:: Stated exercise ::
Only the number is wanted: count the lines that contain "with".
_ _ _ _ _ _ _
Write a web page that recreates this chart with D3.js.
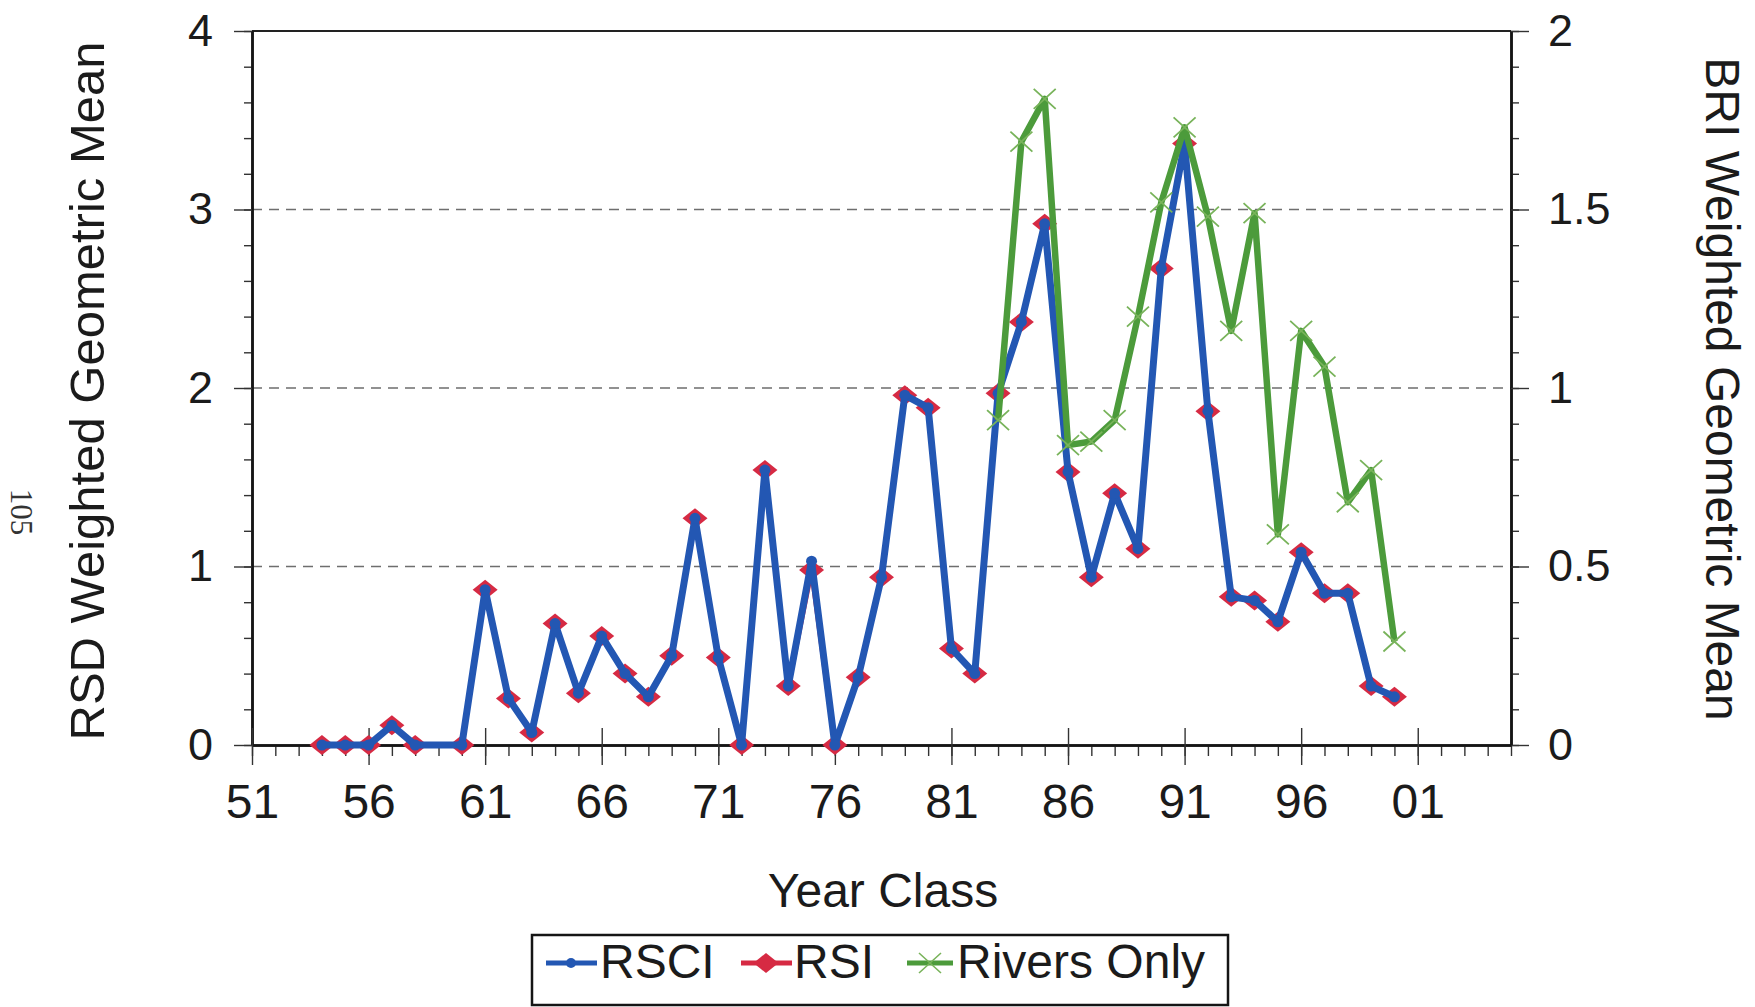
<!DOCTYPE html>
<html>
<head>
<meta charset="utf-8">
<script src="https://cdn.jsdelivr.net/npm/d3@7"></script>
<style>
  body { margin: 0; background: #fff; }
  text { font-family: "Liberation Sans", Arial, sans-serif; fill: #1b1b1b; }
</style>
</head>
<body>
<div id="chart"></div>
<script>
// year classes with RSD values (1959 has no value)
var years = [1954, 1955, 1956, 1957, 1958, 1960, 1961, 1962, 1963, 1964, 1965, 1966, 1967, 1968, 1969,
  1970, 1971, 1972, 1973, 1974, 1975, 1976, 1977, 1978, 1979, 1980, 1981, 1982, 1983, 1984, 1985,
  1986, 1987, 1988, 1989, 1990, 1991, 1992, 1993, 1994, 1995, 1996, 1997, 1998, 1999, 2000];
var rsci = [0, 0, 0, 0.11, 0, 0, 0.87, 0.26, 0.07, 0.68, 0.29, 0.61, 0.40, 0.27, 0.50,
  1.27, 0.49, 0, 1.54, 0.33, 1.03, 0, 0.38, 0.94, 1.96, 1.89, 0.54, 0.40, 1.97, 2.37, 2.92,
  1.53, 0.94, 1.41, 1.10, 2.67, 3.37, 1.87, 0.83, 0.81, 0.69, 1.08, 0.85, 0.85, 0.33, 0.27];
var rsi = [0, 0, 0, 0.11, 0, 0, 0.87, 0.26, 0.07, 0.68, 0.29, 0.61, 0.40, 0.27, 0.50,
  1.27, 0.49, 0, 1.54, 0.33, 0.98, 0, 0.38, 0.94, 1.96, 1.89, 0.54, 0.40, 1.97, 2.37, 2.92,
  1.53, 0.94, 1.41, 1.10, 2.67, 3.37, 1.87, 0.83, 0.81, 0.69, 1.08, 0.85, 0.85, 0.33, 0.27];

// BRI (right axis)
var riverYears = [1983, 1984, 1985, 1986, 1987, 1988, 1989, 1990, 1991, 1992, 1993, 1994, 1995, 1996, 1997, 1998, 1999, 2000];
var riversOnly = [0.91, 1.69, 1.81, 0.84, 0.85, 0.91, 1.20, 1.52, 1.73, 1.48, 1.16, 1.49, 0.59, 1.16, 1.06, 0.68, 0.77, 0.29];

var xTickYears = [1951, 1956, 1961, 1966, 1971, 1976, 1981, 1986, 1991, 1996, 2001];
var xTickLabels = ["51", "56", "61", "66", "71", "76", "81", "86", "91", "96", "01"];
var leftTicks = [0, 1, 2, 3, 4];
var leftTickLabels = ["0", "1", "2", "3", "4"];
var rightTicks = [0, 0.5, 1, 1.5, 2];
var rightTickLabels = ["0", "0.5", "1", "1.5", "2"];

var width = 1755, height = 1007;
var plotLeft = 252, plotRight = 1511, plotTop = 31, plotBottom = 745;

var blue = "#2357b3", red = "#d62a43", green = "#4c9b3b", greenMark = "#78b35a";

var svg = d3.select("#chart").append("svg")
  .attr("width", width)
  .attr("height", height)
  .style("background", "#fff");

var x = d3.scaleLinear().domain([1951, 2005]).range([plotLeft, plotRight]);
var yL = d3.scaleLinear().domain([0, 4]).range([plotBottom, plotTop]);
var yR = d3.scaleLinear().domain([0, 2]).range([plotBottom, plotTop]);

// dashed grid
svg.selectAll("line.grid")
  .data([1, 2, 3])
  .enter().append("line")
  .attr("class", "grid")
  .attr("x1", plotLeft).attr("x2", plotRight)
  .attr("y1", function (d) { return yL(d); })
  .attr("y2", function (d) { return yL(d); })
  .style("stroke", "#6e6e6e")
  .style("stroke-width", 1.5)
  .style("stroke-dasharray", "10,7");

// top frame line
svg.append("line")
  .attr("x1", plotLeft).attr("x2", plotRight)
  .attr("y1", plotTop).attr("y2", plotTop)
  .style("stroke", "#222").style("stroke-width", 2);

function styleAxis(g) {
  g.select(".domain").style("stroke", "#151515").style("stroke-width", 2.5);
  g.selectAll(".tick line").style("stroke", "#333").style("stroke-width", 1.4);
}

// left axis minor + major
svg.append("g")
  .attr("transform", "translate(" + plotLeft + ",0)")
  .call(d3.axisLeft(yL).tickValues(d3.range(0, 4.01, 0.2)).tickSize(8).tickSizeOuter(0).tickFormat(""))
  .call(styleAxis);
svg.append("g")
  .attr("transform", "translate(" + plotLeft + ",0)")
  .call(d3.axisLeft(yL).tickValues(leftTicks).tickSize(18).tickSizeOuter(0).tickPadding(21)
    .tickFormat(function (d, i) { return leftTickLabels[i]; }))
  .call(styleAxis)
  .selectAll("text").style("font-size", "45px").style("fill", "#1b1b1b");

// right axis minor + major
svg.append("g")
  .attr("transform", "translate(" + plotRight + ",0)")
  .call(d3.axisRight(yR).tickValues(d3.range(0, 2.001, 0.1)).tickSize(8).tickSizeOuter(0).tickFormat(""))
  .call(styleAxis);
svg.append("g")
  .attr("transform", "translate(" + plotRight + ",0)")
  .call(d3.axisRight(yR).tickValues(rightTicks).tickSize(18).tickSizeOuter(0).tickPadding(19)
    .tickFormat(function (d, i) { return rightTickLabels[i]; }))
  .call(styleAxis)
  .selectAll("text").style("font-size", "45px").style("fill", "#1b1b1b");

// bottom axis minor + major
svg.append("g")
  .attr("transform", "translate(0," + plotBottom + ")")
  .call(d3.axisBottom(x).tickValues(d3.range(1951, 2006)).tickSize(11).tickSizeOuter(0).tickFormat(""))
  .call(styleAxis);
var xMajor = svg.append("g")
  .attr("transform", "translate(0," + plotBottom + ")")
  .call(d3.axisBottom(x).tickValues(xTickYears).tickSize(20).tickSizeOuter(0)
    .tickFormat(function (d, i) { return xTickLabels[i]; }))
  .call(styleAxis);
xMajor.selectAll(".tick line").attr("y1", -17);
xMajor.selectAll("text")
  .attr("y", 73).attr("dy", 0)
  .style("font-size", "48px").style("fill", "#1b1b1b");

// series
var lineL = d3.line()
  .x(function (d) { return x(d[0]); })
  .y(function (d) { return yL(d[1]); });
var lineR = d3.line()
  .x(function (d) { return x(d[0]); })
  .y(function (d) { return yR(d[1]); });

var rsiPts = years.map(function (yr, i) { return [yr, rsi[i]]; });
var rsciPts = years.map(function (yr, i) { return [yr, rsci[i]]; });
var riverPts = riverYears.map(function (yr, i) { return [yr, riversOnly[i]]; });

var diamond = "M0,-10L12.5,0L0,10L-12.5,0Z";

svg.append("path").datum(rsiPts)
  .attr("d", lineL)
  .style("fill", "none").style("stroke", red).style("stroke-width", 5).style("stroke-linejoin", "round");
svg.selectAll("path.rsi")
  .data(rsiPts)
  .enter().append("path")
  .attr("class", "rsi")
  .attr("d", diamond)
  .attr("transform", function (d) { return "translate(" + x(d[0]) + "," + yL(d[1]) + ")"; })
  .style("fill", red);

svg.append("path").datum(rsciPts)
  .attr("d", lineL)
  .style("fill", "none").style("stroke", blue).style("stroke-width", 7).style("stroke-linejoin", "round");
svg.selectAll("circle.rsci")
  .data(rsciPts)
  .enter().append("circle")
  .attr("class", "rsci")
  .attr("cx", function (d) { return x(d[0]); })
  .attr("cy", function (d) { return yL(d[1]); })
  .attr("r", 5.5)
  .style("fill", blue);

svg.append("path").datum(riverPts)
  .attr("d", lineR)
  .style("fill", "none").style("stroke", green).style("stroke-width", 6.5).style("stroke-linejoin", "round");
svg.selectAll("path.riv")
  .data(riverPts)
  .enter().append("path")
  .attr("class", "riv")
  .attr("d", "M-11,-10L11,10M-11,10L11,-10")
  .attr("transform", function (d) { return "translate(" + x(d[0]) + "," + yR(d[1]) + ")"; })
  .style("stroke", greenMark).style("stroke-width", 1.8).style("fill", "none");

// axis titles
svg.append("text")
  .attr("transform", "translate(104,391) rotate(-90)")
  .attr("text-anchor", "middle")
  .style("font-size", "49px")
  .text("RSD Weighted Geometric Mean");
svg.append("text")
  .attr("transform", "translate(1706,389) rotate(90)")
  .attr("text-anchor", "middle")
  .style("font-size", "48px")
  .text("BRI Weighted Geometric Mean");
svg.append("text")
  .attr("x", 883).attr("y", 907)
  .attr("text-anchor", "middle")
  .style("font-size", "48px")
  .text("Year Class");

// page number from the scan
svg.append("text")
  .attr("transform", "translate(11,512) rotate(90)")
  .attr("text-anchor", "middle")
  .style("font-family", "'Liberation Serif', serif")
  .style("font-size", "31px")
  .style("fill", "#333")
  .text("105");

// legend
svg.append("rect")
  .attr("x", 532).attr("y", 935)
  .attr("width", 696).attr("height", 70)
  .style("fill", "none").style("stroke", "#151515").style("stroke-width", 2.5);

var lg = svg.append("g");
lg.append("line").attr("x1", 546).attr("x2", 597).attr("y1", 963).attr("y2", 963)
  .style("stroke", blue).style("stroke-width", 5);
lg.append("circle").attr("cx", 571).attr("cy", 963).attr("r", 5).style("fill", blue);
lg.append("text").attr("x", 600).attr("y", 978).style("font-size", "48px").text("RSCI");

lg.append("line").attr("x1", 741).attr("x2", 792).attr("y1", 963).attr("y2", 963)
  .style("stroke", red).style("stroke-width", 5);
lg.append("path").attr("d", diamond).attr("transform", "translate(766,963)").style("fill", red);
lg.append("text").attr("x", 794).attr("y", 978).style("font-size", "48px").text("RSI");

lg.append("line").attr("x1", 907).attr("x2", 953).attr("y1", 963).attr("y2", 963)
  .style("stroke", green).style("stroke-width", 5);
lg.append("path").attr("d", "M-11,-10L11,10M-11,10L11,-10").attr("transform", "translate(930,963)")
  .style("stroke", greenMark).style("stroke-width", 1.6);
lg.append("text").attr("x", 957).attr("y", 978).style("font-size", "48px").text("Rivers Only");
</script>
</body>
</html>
_ _ _ _ _ _ _
:: Solution below ::
2